▶ Task brief
Repeat everything from the first line of the listing below through the line that contains "(-88pt,-72pt) rectangle (584pt,248pt);", exactly. Leave out pictures.

▶ Supplied information

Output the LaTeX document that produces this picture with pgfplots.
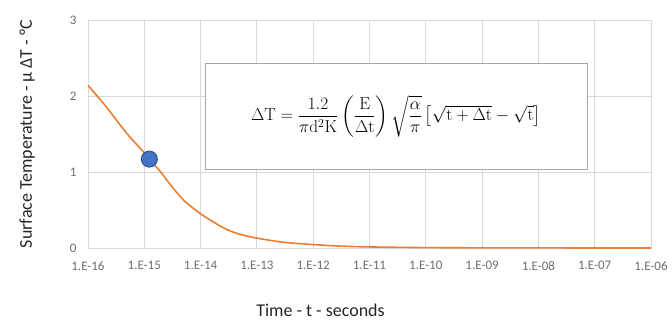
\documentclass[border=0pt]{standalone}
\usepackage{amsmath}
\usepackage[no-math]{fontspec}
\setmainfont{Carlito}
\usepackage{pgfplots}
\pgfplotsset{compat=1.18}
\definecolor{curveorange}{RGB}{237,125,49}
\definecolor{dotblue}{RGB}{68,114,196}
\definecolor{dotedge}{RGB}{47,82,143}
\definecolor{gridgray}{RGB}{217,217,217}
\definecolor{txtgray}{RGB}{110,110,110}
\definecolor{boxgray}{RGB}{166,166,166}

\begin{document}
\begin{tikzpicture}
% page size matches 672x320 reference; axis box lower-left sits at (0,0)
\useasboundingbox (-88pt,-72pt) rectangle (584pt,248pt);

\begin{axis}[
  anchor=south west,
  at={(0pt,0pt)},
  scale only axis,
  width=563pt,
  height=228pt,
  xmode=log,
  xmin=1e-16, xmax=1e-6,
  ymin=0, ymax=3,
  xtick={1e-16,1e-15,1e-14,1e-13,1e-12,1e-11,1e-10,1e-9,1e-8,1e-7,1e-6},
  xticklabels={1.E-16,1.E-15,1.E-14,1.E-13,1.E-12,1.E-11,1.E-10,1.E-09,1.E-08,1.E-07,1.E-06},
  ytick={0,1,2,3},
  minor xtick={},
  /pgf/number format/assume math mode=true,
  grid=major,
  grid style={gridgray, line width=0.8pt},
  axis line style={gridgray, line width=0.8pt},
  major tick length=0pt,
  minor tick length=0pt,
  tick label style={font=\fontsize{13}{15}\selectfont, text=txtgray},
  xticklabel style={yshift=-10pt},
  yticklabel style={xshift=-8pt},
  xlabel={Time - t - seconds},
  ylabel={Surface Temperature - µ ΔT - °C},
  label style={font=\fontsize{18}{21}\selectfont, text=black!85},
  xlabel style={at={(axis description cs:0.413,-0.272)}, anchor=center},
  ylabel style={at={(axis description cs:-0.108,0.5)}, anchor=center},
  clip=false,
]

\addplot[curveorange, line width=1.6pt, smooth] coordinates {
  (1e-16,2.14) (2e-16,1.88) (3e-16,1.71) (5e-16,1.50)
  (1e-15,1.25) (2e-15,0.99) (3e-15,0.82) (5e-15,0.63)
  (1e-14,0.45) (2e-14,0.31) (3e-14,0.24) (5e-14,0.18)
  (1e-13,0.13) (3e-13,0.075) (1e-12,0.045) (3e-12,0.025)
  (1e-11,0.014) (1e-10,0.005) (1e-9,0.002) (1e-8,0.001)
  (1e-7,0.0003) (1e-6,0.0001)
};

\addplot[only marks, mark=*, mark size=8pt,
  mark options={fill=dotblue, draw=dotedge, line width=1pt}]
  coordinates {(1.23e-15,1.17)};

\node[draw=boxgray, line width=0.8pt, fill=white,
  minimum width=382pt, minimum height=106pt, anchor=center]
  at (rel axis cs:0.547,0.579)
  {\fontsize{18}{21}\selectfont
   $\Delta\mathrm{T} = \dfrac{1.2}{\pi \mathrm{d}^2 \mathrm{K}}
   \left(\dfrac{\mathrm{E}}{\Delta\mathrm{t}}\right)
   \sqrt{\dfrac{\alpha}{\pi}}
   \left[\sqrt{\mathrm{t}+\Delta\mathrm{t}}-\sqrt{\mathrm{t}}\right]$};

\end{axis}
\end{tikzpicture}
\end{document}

▶ Answer for the task
Output the LaTeX document that produces this picture with pgfplots.
\documentclass[border=0pt]{standalone}
\usepackage{amsmath}
\usepackage[no-math]{fontspec}
\setmainfont{Carlito}
\usepackage{pgfplots}
\pgfplotsset{compat=1.18}
\definecolor{curveorange}{RGB}{237,125,49}
\definecolor{dotblue}{RGB}{68,114,196}
\definecolor{dotedge}{RGB}{47,82,143}
\definecolor{gridgray}{RGB}{217,217,217}
\definecolor{txtgray}{RGB}{110,110,110}
\definecolor{boxgray}{RGB}{166,166,166}

\begin{document}
\begin{tikzpicture}
% page size matches 672x320 reference; axis box lower-left sits at (0,0)
\useasboundingbox (-88pt,-72pt) rectangle (584pt,248pt);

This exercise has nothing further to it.